You do not need to become a hardcore RPG player to benefit
This is worth saying because some people hear “tabletop RPG” and assume they need to become a lore expert, buy a shelf full of books, invent voices, or commit to a year-long campaign.
You do not.
You can benefit from this hobby with a one-shot, a simple starter set, or even a few sessions with friends who are also curious. You do not need to be good at it. You do not need to be theatrical. You do not need to know all the rules.
The value comes from participating.
Sit at the table.
Make choices with incomplete information.
Try to solve problems from a new angle.
React in the moment.
Tell part of a story with other people.
That alone is useful practice.
And if you already play, there is a good chance you have been building these skills longer than you realized.
Final thoughts
There is a tendency in technical fields to separate “serious” skills from “creative” ones, as if analysis and imagination live in different rooms. In practice, the strongest security professionals usually bring both.

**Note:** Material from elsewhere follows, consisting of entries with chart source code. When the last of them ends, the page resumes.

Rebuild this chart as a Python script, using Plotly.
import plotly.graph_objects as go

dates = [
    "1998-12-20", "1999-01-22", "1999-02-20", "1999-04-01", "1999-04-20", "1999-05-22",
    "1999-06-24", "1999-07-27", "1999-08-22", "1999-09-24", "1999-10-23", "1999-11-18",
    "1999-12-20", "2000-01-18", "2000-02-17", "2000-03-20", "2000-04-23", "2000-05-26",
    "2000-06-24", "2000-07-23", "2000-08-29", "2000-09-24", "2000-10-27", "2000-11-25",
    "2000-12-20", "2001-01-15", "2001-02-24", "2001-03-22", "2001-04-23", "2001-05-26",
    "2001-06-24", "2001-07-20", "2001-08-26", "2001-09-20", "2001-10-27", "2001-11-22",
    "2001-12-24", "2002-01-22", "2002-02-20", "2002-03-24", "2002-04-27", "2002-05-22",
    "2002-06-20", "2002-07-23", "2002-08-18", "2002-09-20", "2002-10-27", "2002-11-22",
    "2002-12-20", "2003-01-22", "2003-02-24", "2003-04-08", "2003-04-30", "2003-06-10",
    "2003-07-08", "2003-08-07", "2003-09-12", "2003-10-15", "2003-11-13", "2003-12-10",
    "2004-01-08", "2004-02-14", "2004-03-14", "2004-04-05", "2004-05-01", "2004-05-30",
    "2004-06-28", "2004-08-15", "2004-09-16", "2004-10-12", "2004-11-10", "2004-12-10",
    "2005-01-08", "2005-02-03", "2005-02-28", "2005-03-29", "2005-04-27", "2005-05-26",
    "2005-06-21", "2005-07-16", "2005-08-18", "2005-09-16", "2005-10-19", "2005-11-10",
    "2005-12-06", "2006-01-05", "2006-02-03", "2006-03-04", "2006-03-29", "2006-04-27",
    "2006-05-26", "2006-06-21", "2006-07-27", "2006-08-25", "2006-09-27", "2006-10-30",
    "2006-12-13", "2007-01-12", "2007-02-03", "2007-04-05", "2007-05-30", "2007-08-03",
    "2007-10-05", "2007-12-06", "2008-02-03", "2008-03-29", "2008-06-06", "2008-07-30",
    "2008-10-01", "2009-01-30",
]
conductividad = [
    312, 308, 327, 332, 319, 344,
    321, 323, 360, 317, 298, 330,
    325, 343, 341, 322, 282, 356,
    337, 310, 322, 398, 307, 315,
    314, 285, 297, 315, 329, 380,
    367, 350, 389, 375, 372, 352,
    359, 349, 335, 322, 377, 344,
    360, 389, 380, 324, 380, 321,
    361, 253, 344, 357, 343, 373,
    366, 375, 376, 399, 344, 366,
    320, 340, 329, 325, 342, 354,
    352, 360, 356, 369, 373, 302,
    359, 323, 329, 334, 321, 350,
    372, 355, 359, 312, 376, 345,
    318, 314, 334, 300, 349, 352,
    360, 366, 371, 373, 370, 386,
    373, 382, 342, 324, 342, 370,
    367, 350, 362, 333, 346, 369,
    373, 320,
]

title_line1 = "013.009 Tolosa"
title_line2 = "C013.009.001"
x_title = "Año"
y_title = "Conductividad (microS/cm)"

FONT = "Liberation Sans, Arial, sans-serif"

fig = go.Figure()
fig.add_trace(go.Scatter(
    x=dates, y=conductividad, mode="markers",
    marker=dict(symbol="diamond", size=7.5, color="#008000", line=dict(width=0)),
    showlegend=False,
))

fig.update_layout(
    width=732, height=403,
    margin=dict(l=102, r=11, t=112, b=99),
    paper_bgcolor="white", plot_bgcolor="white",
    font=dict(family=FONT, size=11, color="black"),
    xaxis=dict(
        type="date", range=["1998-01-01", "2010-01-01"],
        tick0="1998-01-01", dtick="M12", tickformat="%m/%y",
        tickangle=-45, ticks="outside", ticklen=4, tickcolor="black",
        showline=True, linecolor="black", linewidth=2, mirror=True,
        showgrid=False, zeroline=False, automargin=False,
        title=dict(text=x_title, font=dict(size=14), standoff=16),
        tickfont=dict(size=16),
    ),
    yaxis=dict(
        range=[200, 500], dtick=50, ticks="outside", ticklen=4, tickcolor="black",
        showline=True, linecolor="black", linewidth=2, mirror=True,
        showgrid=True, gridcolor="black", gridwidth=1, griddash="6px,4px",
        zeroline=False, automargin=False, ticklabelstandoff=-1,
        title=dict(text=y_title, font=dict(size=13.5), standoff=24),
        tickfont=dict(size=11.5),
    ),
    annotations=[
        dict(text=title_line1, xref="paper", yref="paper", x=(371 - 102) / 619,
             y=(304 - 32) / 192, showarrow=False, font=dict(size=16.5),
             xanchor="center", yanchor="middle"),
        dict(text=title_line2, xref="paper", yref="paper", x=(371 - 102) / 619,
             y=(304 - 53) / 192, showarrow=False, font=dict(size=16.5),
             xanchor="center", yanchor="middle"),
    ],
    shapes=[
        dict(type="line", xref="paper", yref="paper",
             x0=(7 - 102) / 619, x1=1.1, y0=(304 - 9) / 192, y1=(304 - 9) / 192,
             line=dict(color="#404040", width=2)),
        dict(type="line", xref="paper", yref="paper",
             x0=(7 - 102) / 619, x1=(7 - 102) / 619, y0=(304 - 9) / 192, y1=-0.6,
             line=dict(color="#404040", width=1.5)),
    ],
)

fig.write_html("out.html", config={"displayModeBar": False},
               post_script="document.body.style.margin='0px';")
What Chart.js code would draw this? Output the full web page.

They know how to test systems, but they also know how to interpret them.
They know how to identify weaknesses, but they also know how to explain why they matter.
They know how to collect evidence, but they also know how to tell the story of what that evidence means.
That is why tabletop RPGs can be such a valuable tool for red teamers and pentesters. They give you a space to practice structure, perspective, adaptability, empathy, and narrative thinking in a way that feels alive instead of forced.
So if you have ever been curious, give it a try.
Not because it will magically turn you into a better consultant overnight.
Not because every security professional needs a character sheet.
But because learning how to build stories, think from new perspectives, and respond in real time can absolutely make you better at one of the most important parts of the job.
Finding issues matters.
Helping people understand them matters just as much.